Like economies elsewhere, turn of events impose their own agenda on GCC markets. For instance, customs duties relevant to a Gulf Common Market as well as rapid developments in the energy industry have conspired to create new conditions that cannot be ignored.
In a recent statement, Oman’s oil minister emphasised it was imperative to reconsider energy prices in the GCC in order to stop the wasteful use of energy resulting from subsidised and cheap pricing strategies and coupled to a lack of awareness about the importance of the limited — and costly — sourcing of energy.
At present, fuel prices vary significantly between GCC members, with gasoline prices differing between 60-170 fils a gallon. Also, there is a gap in diesel prices, while on electricity charges changes are subtle.
The price gap is incompatible with the planned common market, especially now that the GCC has taken practical steps to complete it. In other words, there will be repercussions on local economies if price gaps continue.
As a result of the gap, some negative trends have started to emerge, such as smuggling operations across borders, which will become difficult to curb. In fact, the GCC has considered setting a standard pricing formula that will bridge the wide gap in petrol prices in member states — a positive approach that will contribute to boosting the common market and bringing the costs of production and transport closer. A common energy pricing will also help curb smuggling operations that could damage the economies.
Despite the importance of unifying energy prices, it will not be a smooth process, as these are heavily subsidised in the six states. They strain government budgets significantly each year.
For instance, Kuwait pays $16 billion a year in subsidies on goods and services.
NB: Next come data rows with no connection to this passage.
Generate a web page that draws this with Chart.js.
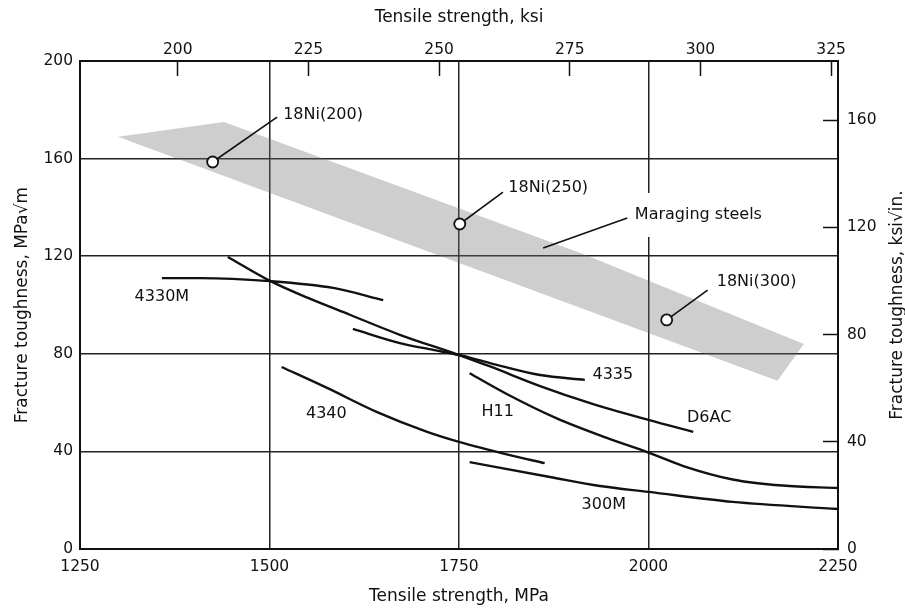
<!DOCTYPE html>
<html><head><meta charset="utf-8">
<script src="https://cdn.jsdelivr.net/npm/chart.js@4.4.1/dist/chart.umd.min.js"></script>
<style>html,body{margin:0;padding:0;background:#fff}canvas{display:block}</style>
</head><body>
<canvas id="c" width="905" height="610"></canvas>
<script>
// unit conversions
const MPA_PER_KSI = 6.895;
const MPAM_PER_KSIIN = 1.0988;

// tick labels
const xTicksMPa = [1250, 1500, 1750, 2000, 2250];
const yTicksMPam = [0, 40, 80, 120, 160, 200];
const topTicksKsi = [200, 225, 250, 275, 300, 325];
const rightTicksKsiIn = [0, 40, 80, 120, 160];

// curves (tensile strength MPa, fracture toughness MPa√m)
const s4330M_x = [1358, 1408, 1500, 1584, 1650];
const s4330M_y = [111, 111, 109.8, 107, 102];
const sD6AC_x = [1445, 1500, 1550, 1606, 1672, 1750, 1791, 1857, 1923, 2000, 2059];
const sD6AC_y = [119.7, 110, 103, 96, 87.8, 79.5, 74.8, 66.8, 59.8, 52.9, 48];
const s4335_x = [1610, 1672, 1716, 1750, 1791, 1857, 1916];
const s4335_y = [90.2, 84.4, 81.6, 79.5, 76.2, 71.3, 69.3];
const s4340_x = [1516, 1576, 1642, 1708, 1750, 1817, 1863];
const s4340_y = [74.6, 66, 56.1, 48, 43.9, 38.5, 35.2];
const sH11_x = [1764, 1813, 1879, 1945, 2000, 2046, 2111, 2177, 2250];
const sH11_y = [72, 63.5, 53.5, 45.5, 39.5, 34, 28.5, 26, 25];
const s300M_x = [1764, 1870, 1936, 2000, 2111, 2250];
const s300M_y = [35.6, 29.5, 25.8, 23.4, 19.3, 16.4];

// maraging steels band
const bandUpper_x = [1300, 1440, 1913, 2205];
const bandUpper_y = [169, 175, 121, 84];
const bandLower_x = [1300, 2170, 2205];
const bandLower_y = [169, 69, 84];

// 18Ni points
const ni_names = ['18Ni(200)', '18Ni(250)', '18Ni(300)'];
const ni_x = [1425, 1751, 2024];
const ni_y = [158.6, 133.2, 93.9];

// leader lines [x1,y1,x2,y2]
const leaders = [
  [1425, 158.6, 1510, 177],
  [1751, 133.2, 1808, 146.3],
  [1861, 123.4, 1972, 135.7],
  [2024, 93.9, 2078, 106.1]
];

// text labels
const labelTexts = ['18Ni(200)', '18Ni(250)', 'Maraging steels', '18Ni(300)', '4330M', '4335', '4340', 'H11', 'D6AC', '300M'];
const labelX = [1518, 1815, 1982, 2090, 1358, 1953, 1575, 1801, 2080, 1941];
const labelY = [177.9, 148, 136.9, 109.4, 103.3, 71.3, 55.3, 56.1, 53.7, 18];
const labelAlign = ['left', 'left', 'left', 'left', 'center', 'center', 'center', 'center', 'center', 'center'];

const zip = (xs, ys) => xs.map((x, i) => ({x, y: ys[i]}));

const FONT = "'DejaVu Sans', sans-serif";
Chart.defaults.font.family = FONT;
Chart.defaults.color = '#111';

const curve = (xs, ys) => ({
  data: zip(xs, ys), showLine: true, borderColor: '#111', borderWidth: 2.4,
  pointRadius: 0, cubicInterpolationMode: 'monotone', fill: false, order: 1
});

const datasets = [
  { data: zip(ni_x, ni_y), showLine: false, pointRadius: 5.5, pointHoverRadius: 5.5,
    pointBackgroundColor: '#fff', pointBorderColor: '#111', pointBorderWidth: 1.8, order: 0 },
  curve(s4330M_x, s4330M_y),
  curve(sD6AC_x, sD6AC_y),
  curve(s4335_x, s4335_y),
  curve(s4340_x, s4340_y),
  curve(sH11_x, sH11_y),
  curve(s300M_x, s300M_y),
];
leaders.forEach(l => datasets.push({
  data: [{x: l[0], y: l[1]}, {x: l[2], y: l[3]}], showLine: true, borderColor: '#111',
  borderWidth: 1.6, pointRadius: 0, fill: false, order: 2
}));
datasets.push({ data: zip(bandLower_x, bandLower_y), showLine: true, borderWidth: 0,
  borderColor: 'rgba(0,0,0,0)', pointRadius: 0, fill: false, order: 3 });
datasets.push({ data: zip(bandUpper_x, bandUpper_y), showLine: true, borderWidth: 0,
  borderColor: 'rgba(0,0,0,0)', pointRadius: 0, fill: '-1',
  backgroundColor: 'rgba(110,110,110,0.34)', order: 3 });

const labelPlugin = {
  id: 'labels',
  afterDatasetsDraw(chart) {
    const ctx = chart.ctx, xs = chart.scales.x, ys = chart.scales.y;
    ctx.save();
    ctx.font = '16px ' + FONT;
    ctx.textBaseline = 'middle';
    labelTexts.forEach((t, i) => {
      const px = xs.getPixelForValue(labelX[i]);
      const py = ys.getPixelForValue(labelY[i]);
      const w = ctx.measureText(t).width;
      const left = labelAlign[i] === 'left' ? px : px - w / 2;
      if (t === 'Maraging steels') {
        ctx.fillStyle = '#fff';
        ctx.fillRect(left - 4, py - 22, w + 8, 44);
      }
      ctx.fillStyle = '#111';
      ctx.textAlign = 'left';
      ctx.fillText(t, left, py);
    });
    ctx.restore();
  },
  afterDraw(chart) {
    const ctx = chart.ctx, y2 = chart.scales.y2;
    ctx.save();
    ctx.font = '17px ' + FONT;
    ctx.fillStyle = '#111';
    ctx.textAlign = 'center';
    ctx.textBaseline = 'middle';
    ctx.translate(898, (y2.top + y2.bottom) / 2);
    ctx.rotate(-Math.PI / 2);
    ctx.fillText('Fracture toughness, ksi\u221Ain.', 0, 0);
    ctx.restore();
  }
};

const gridColor = '#222';
const border = { display: true, color: '#111', width: 2 };

new Chart(document.getElementById('c'), {
  type: 'scatter',
  data: { datasets },
  plugins: [labelPlugin],
  options: {
    responsive: false, animation: false,
    layout: { padding: 0 },
    plugins: { legend: { display: false }, tooltip: { enabled: false } },
    scales: {
      x: {
        type: 'linear', position: 'bottom', min: 1250, max: 2250,
        afterBuildTicks: s => { s.ticks = xTicksMPa.map(v => ({value: v})); },
        afterFit: s => { s.height = 61; },
        ticks: { padding: 9, font: { size: 15.5 }, color: '#111', callback: v => String(v), maxRotation: 0 },
        grid: { color: gridColor, lineWidth: 1.5, drawTicks: false },
        border,
        title: { display: true, text: 'Tensile strength, MPa', font: { size: 17 }, color: '#111', padding: { top: 0, bottom: 3 } }
      },
      x2: {
        type: 'linear', position: 'top', min: 1250 / MPA_PER_KSI, max: 2250 / MPA_PER_KSI,
        afterBuildTicks: s => { s.ticks = topTicksKsi.map(v => ({value: v})); },
        afterFit: s => { s.height = 61; },
        ticks: { padding: 17, font: { size: 15.5 }, color: '#111', callback: v => String(v), maxRotation: 0 },
        grid: { drawOnChartArea: false, drawTicks: true, tickLength: -15, tickColor: '#111', tickWidth: 1.5 },
        border,
        title: { display: true, text: 'Tensile strength, ksi', font: { size: 17 }, color: '#111', padding: { top: 7, bottom: 0 } }
      },
      y: {
        type: 'linear', position: 'left', min: 0, max: 200,
        afterBuildTicks: s => { s.ticks = yTicksMPam.map(v => ({value: v})); },
        afterFit: s => { s.width = 80; },
        ticks: { padding: 7, font: { size: 15.5 }, color: '#111', callback: v => String(v) },
        grid: { color: gridColor, lineWidth: 1.5, drawTicks: false },
        border,
        title: { display: true, text: 'Fracture toughness, MPa\u221Am', font: { size: 17 }, color: '#111', padding: { top: 12, bottom: 0 } }
      },
      y2: {
        type: 'linear', position: 'right', min: 0, max: 200 / MPAM_PER_KSIIN,
        afterBuildTicks: s => { s.ticks = rightTicksKsiIn.map(v => ({value: v})); },
        afterFit: s => { s.width = 67; },
        ticks: { padding: 24, font: { size: 15.5 }, color: '#111', callback: v => String(v) },
        grid: { drawOnChartArea: false, drawTicks: true, tickLength: -15, tickColor: '#111', tickWidth: 1.5 },
        border
      }
    }
  }
});
</script>
</body></html>
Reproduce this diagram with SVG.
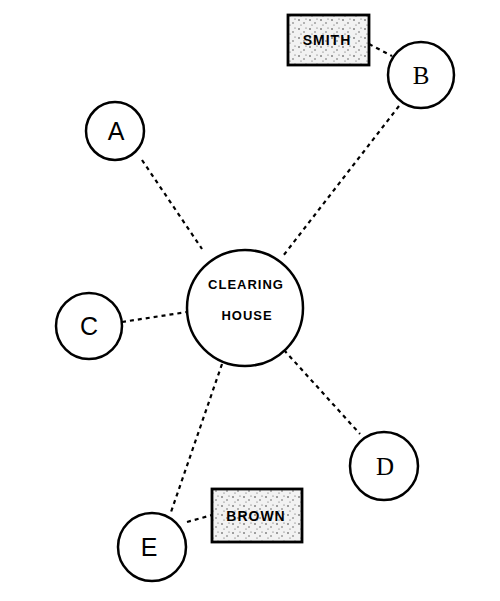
<svg xmlns="http://www.w3.org/2000/svg" width="500" height="601" viewBox="0 0 500 601">
<defs>
<pattern id="speck" width="11" height="9" patternUnits="userSpaceOnUse">
<rect width="11" height="9" fill="#f2f2f2"/>
<circle cx="2" cy="2" r="0.8" fill="#333"/>
<circle cx="7" cy="5" r="0.7" fill="#444"/>
<circle cx="4" cy="7" r="0.6" fill="#555"/>
<circle cx="9" cy="1" r="0.6" fill="#555"/>
</pattern>
</defs>
<style>
.node{fill:#fff;stroke:#000;stroke-width:2.5}
.box{fill:url(#speck);stroke:#000;stroke-width:2.8}
.lbl{font-family:"Liberation Sans",Arial,sans-serif;font-size:25px;fill:#000;text-anchor:middle}
.small{font-family:"Liberation Sans",Arial,sans-serif;font-size:14px;font-weight:bold;fill:#000;text-anchor:middle;letter-spacing:1px}
.conn{stroke:#000;stroke-width:2.2;stroke-dasharray:4 4;fill:none}
</style>
<rect width="500" height="601" fill="#fff"/>
<g id="connectors">
<line class="conn" x1="142" y1="160" x2="202" y2="249"/>
<line class="conn" x1="399" y1="106" x2="283" y2="256"/>
<line class="conn" x1="369" y1="44" x2="392" y2="56"/>
<line class="conn" x1="122" y1="322" x2="187" y2="312"/>
<line class="conn" x1="284" y1="350" x2="360" y2="434"/>
<line class="conn" x1="222" y1="364" x2="170" y2="515"/>
<line class="conn" x1="187" y1="522" x2="212" y2="515"/>
</g>
<g id="clearing-house">
<circle class="node" cx="245" cy="308" r="58"/>
<text class="small" x="246" y="289" style="font-size:13px">CLEARING</text>
<text class="small" x="247" y="320" style="font-size:13px">HOUSE</text>
</g>
<g id="node-A">
<circle class="node" cx="115" cy="131" r="29"/>
<text class="lbl" x="116" y="140">A</text>
</g>
<g id="node-B">
<circle class="node" cx="421" cy="75" r="33"/>
<text class="lbl" x="421" y="84" style="font-family:'Liberation Serif',serif">B</text>
</g>
<g id="node-C">
<circle class="node" cx="89" cy="326" r="33"/>
<text class="lbl" x="89" y="335">C</text>
</g>
<g id="node-D">
<circle class="node" cx="384" cy="466" r="34"/>
<text class="lbl" x="385" y="475" style="font-family:'Liberation Serif',serif">D</text>
</g>
<g id="node-E">
<circle class="node" cx="152" cy="547" r="34"/>
<text class="lbl" x="149" y="556">E</text>
</g>
<g id="box-smith">
<rect class="box" x="288" y="15" width="81" height="50"/>
<text class="small" x="327" y="45">SMITH</text>
</g>
<g id="box-brown">
<rect class="box" x="212" y="489" width="90" height="53"/>
<text class="small" x="256" y="521">BROWN</text>
</g>
</svg>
The unification of prices is vital for economic and financial reasons based on current and future circumstances.
With regard to the unification process, it can lead to higher prices if the Omani minister’s statement is correctly read and interpreted.
So, this process must be gradual and well thought out, since experience shows that prices can quickly increase even if there are no supporting reasons for the spike.
This requires the ministries of economy and trade to set regulations to control markets and prices, which should not be allowed to surpass a ceiling.
In addition, it would be imperative for the GCC to consider the possibility of giving energy allowance for citizens with low incomes, and thus make allowances for the social aspects which may arise from these increases. The current energy subsidies benefit all segments of the society, and even companies and businesses, which are already exempt from taxes.
The gradual process of unifying prices can be extended to a period of three years, until 2017, when the GCC rail network should be operational. The rail services will play a pivotal role in the movement of goods, thus reducing transport costs, which are usually the cause of high prices.
Besides, the unification of prices must coincide with an awareness campaign in all the member states to explain the importance of this step for the integration of GCC economies. It will have a bearing on energy and water saving and waste reduction as GCC economies take measures to enhance sustainable development to meet current needs and preserve the right of future generations.
It is a known fact that the rate of energy and water consumption in the GCC is among the highest in the world, not necessarily attributed to actual needs, but to the wastage by consumers. The energy and water consumption levels have become inappropriate with the economic progress achieved by the Gulf states.
This calls for the setting of more realistic energy policies and rules for energy consumption, which will provide the foundation for sustainable development in the GCC.
— Dr Mohammad Al Asoomi is a UAE economic expert and specialist in economic and social development in the UAE and the GCC countries.